Es sumamente triste que caigamos en este pecado que cierra las puertas a la salvación. "Si estuvieran ciegos, no tendían pecado; pero como dicen que ven, siguen en su pecado". Si estuviéramos ciegos, ciertamente tendríamos excusa y encontraríamos benevolencia, más aún, estaría a nuestra puerta la oferta de la fe, pero como decimos que vemos, decimos que tenemos ya la fe, presumimos de ser bien cristianos, nos arriesgamos a seguir en el pecado. No tenemos permitido llamarnos cristianos cuando no queremos dejar la oscuridad; no podemos jactarnos de una fe que se vuelve estéril porque no conoce las obras; no podemos engreírnos de ver cuando en realidad estamos ciegos porque no rehuimos el pecado, no convertimos el corazón, no tenemos misericordia, ni nos hemos abandonado con fe a las manos de Dios. Que el Señor nos perdone el pecado de la ceguera y nos cure.

A MODO DE CONCLUSIÓN

Estamos a tiempo de volver a la claridad de la fe, de volver a iluminar nuestro bautismo, de hacer real nuestra pascua, nuestro paso de la noche al día, de la oscuridad a la luz. Sabemos del corazón blando y misericordioso de nuestro Dios y sabemos, por ende, que si reconocemos oportunamente nuestra ceguera, bien puede Él devolvernos la vista.

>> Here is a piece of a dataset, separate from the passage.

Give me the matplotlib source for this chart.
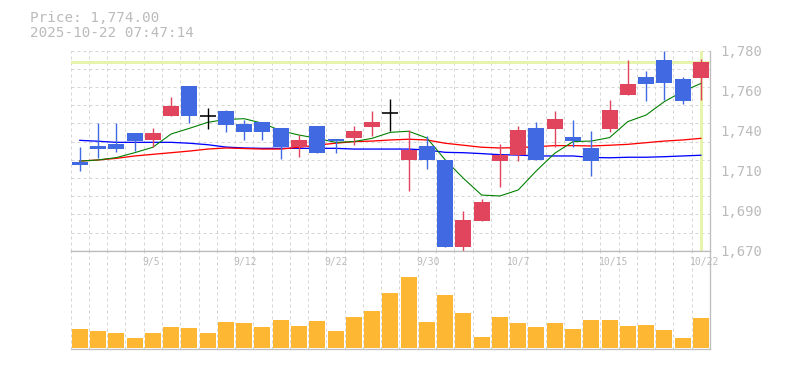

Que no nos amedrente el camino empinado de la cruz, que no nos atemoricen las persecuciones, los sufrimientos, los rechazos porque así se purifica la fe auténtica.

Es cierto que los hijos de las tinieblas han decretado echar fuera a quien reconozca a Jesús como el Mesías. Cada vez más, los discípulos de Cristo somos sometidos a este proceso para afianzar la fe, lo mismo los jóvenes con tantas ofertas atractivas, como los adultos que son cuestionados en sus principios y convicciones. Ojalá salgamos todos victoriosos de esta batalla que se entabla por la salvación.